Monday, April 18, 2011

The day the raccoon came to play and eventually refused to play at all.

My dad loved his hound dogs, while in Grangeville he purchased most of the ones he ever had. I am not sure he really ran dogs before Grangeville and it may have been due to the group of friends he made ties with in Grangeville that he got into the dogs like he did. His best friends were a couple of brothers from, I believe, Missouri originally. They had dogs and sever other other fellows in the group ran them as well. They all had big families, hard working mill working fathers and homemaker moms. A perfect fit for our family. They hunted their hounds alot of nights and on week ends that they weren't, which wasn't often, they all got together to play pinochle, mostly to make the wife's happy, I think, not that they didn't like to but they liked to hunt coons, bobcats and cougars alot more.

My dad had purchased three dogs in a litter that turned out to be the best dogs he ever owned, they had something in them that wasn't hound and in the end the thought it may have been a little golden retriever. One of the dogs was a female, Sherry, the males were Big Red and Caesar, his favorite. He trained and sold dogs to a international buyer named Brock who took some of my dad's trained dogs to British Honduras to hunt Jaguars. My dad really was a quality hound trainer in his time, the most he ever made for a dog, and it was not papered was 1500 dollars and in the 1970's that was a lot of money.

My dad decided one summer that he needed a raccoon, to train his dogs with, he figured he would go out to a local pond and catch one. We all piled in to the station wagon, in our swimming suits, we never missed a chance to play in the water even if the ride was for another purpose. Mom took her Pekingese and we had a fun after noon playing in the water. It was getting late in the afternoon, toward dark when Giggett started to bark, he had found himself a raccoon.  Living by the hounds had either rubbed off on him or he got luck, my dad had brought his coon catcher with him so in a short time had snagged the raccoon on the pole with the cable on the end. He put the raccoon in the crate, he had put in the back of the station wagon, we loaded up and off toward home we went. A couple miles down the road the raccoon came out of that wooden crate angry and snarling. Us children stated screaming and jumping like we had been shot out of a cannon. There were kids everywhere in that back seat, no seat belts used back then, and we were head toward the front of the car. The raccoon jumped on my littlest, two year old, brothers head and on to the next child. Dad stopped the car and look back to see the chaos that was ensuing behind him. He reached out and caught the coon in his hand. I believe, it went to biting him, and my dad was trying to get the coon back in the crate, the Pekingese was barking, my mom was screeching, we kids were crying. My dad got the coon in the crate and called for calm with a bark. The rest of the way home dad held the crate to the back of the station wagon door, and mom drove home.

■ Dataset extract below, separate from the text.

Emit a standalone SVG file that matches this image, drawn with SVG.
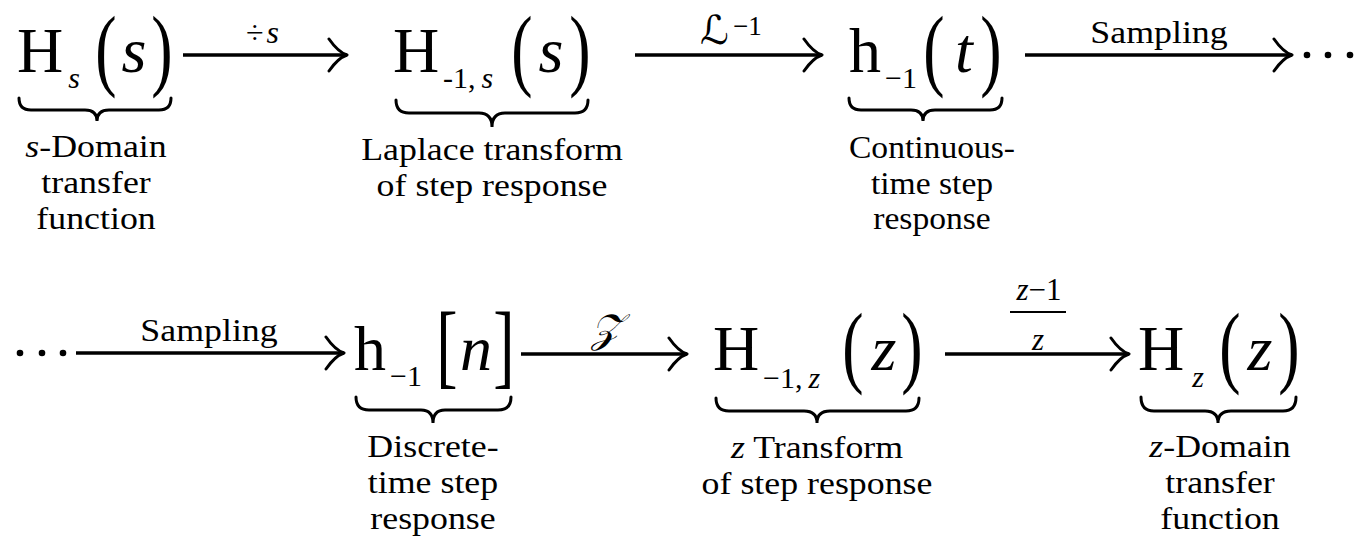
<svg xmlns="http://www.w3.org/2000/svg" width="1363" height="538" viewBox="0 0 1363 538">
<style>
text{font-family:"Liberation Serif","Times New Roman",serif;fill:#000}
.big{font-size:64px}
.par{font-size:64px;text-anchor:middle}
.sub{font-size:30px}
.lab{font-size:32px;text-anchor:middle}
.it{font-style:italic}
.mid{text-anchor:middle}
.scr{font-family:"DejaVu Serif","DejaVu Sans",serif;font-style:italic}
.brace{fill:none;stroke:#000;stroke-width:3;stroke-linecap:round}
.conn line{stroke:#000;stroke-width:3.4}
.dot{fill:#000}
</style>
<defs>
<marker id="ah" viewBox="-22 -18 24 36" refX="0" refY="0" markerWidth="24" markerHeight="36" markerUnits="userSpaceOnUse" orient="auto">
<path d="M-18,-16 Q-9,-3 0,0 Q-9,3 -18,16" fill="none" stroke="#000" stroke-width="3" stroke-linejoin="round" stroke-linecap="round"/>
</marker>
</defs>

<g id="connectors" class="conn">
<line x1="183" y1="55" x2="347" y2="55" marker-end="url(#ah)"/>
<line x1="635" y1="55" x2="822" y2="55" marker-end="url(#ah)"/>
<line x1="1025" y1="55" x2="1292" y2="55" marker-end="url(#ah)"/>
<line x1="76" y1="353" x2="344" y2="353" marker-end="url(#ah)"/>
<line x1="521" y1="354" x2="687" y2="354" marker-end="url(#ah)"/>
<line x1="945" y1="354" x2="1129" y2="354" marker-end="url(#ah)"/>
<circle class="dot" cx="1307" cy="55" r="3.3"/>
<circle class="dot" cx="1328" cy="55" r="3.3"/>
<circle class="dot" cx="1350" cy="55" r="3.3"/>
<circle class="dot" cx="20" cy="353" r="3.3"/>
<circle class="dot" cx="42" cy="353" r="3.3"/>
<circle class="dot" cx="63" cy="353" r="3.3"/>
<text x="246" y="43" style="font-size:32px">÷<tspan class="it" dx="3">s</tspan></text>
<text x="700" y="44" class="scr" style="font-size:40px">ℒ</text>
<text x="733" y="35" style="font-size:27px">−1</text>
<text class="lab" transform="translate(1159,43) scale(1.12,1)">Sampling</text>
<text class="lab" transform="translate(209,341) scale(1.12,1)">Sampling</text>
<text x="606" y="342" class="scr mid" style="font-size:40px">𝒵</text>
<text x="1039" y="300" class="mid" style="font-size:31px"><tspan class="it">z</tspan>−1</text>
<line x1="1010" y1="312" x2="1066" y2="312" style="stroke-width:2"/>
<text x="1038" y="350" class="mid it" style="font-size:31px">z</text>
</g>

<g id="node-Hs">
<text x="40" y="72" class="big mid">H</text>
<text x="74" y="88" class="sub mid it">s</text>
<text class="par" transform="translate(106,79) scale(1,1.41)">(</text>
<text x="134" y="72" class="big mid it">s</text>
<text class="par" transform="translate(162,79) scale(1,1.41)">)</text>
<path class="brace" d="M19,98 Q19,110 31,110 L85,110 Q97,110 97,121 Q97,110 109,110 L159,110 Q171,110 171,98"/>
<text class="lab" transform="translate(96,157) scale(1.12,1)"><tspan class="it">s</tspan>-Domain</text>
<text class="lab" transform="translate(96,193) scale(1.12,1)">transfer</text>
<text class="lab" transform="translate(96,229) scale(1.12,1)">function</text>
</g>

<g id="node-H1s">
<text x="416" y="72" class="big mid">H</text>
<text x="443" y="88" class="sub">-1,<tspan class="it" dx="6">s</tspan></text>
<text class="par" transform="translate(522,79) scale(1,1.41)">(</text>
<text x="551" y="72" class="big mid it">s</text>
<text class="par" transform="translate(580,79) scale(1,1.41)">)</text>
<path class="brace" d="M396,100 Q396,113 409,113 L479,113 Q492,113 492,127 Q492,113 505,113 L575,113 Q588,113 588,100"/>
<text class="lab" transform="translate(492,160) scale(1.12,1)">Laplace transform</text>
<text class="lab" transform="translate(492,196) scale(1.12,1)">of step response</text>
</g>

<g id="node-h1t">
<text x="865" y="72" class="big mid">h</text>
<text x="885" y="88" class="sub">−1</text>
<text class="par" transform="translate(934,79) scale(1,1.41)">(</text>
<text x="964" y="72" class="big mid it">t</text>
<text class="par" transform="translate(991,79) scale(1,1.41)">)</text>
<path class="brace" d="M849,98 Q849,110 861,110 L911,110 Q923,110 923,121 Q923,110 935,110 L990,110 Q1002,110 1002,98"/>
<text class="lab" transform="translate(932,158) scale(1.05,1)">Continuous-</text>
<text class="lab" transform="translate(932,194) scale(1.05,1)">time step</text>
<text class="lab" transform="translate(932,229) scale(1.05,1)">response</text>
</g>

<g id="node-h1n">
<text x="370" y="370" class="big mid">h</text>
<text x="390" y="386" class="sub">−1</text>
<text class="par" transform="translate(447,377) scale(1,1.47)">[</text>
<text x="476" y="370" class="big mid it">n</text>
<text class="par" transform="translate(504,377) scale(1,1.47)">]</text>
<path class="brace" d="M356,397 Q356,410 369,410 L421,410 Q433,410 433,423 Q433,410 445,410 L498,410 Q511,410 511,397"/>
<text class="lab" transform="translate(433,457) scale(1.12,1)">Discrete-</text>
<text class="lab" transform="translate(433,493) scale(1.12,1)">time step</text>
<text class="lab" transform="translate(433,529) scale(1.12,1)">response</text>
</g>

<g id="node-H1z">
<text x="736" y="370" class="big mid">H</text>
<text x="763" y="388" class="sub">−1,<tspan class="it" dx="6">z</tspan></text>
<text class="par" transform="translate(853,376) scale(1,1.41)">(</text>
<text x="884" y="370" class="big mid it">z</text>
<text class="par" transform="translate(912,376) scale(1,1.41)">)</text>
<path class="brace" d="M716,398 Q716,411 729,411 L804,411 Q817,411 817,423 Q817,411 830,411 L906,411 Q919,411 919,398"/>
<text class="lab" transform="translate(817,458) scale(1.12,1)"><tspan class="it">z</tspan> Transform</text>
<text class="lab" transform="translate(817,494) scale(1.12,1)">of step response</text>
</g>

<g id="node-Hz">
<text x="1161" y="370" class="big mid">H</text>
<text x="1198" y="387" class="sub mid it">z</text>
<text class="par" transform="translate(1230,376) scale(1,1.41)">(</text>
<text x="1260" y="370" class="big mid it">z</text>
<text class="par" transform="translate(1289,376) scale(1,1.41)">)</text>
<path class="brace" d="M1141,397 Q1141,411 1154,411 L1205,411 Q1218,411 1218,423 Q1218,411 1231,411 L1283,411 Q1296,411 1296,397"/>
<text class="lab" transform="translate(1220,457) scale(1.12,1)"><tspan class="it">z</tspan>-Domain</text>
<text class="lab" transform="translate(1220,493) scale(1.12,1)">transfer</text>
<text class="lab" transform="translate(1220,529) scale(1.12,1)">function</text>
</g>
</svg>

Once home the raccoon was housed in a rabbit cage. My dad took him out with a collar and put him up a tree to train the young dog to tree coons, but as the coon was housed near them they would go to the tree and look up as if to say "hey, we know you". The coon turned out to be not a good training tool, so we took the coon back to the pond and let him go. He had done what we was asked, served his purpose so dad let him go, he didn't go in the fur pile. We did miss him a little, but as he was a wild raccoon to the end we never actually made a pet of him the loss was minimal.  The hunts went on and the training continued live was good.... tomorrow.

1 comment:

  1. Your grandkids and great grandkids are going to love that you wrote down all these stories!!!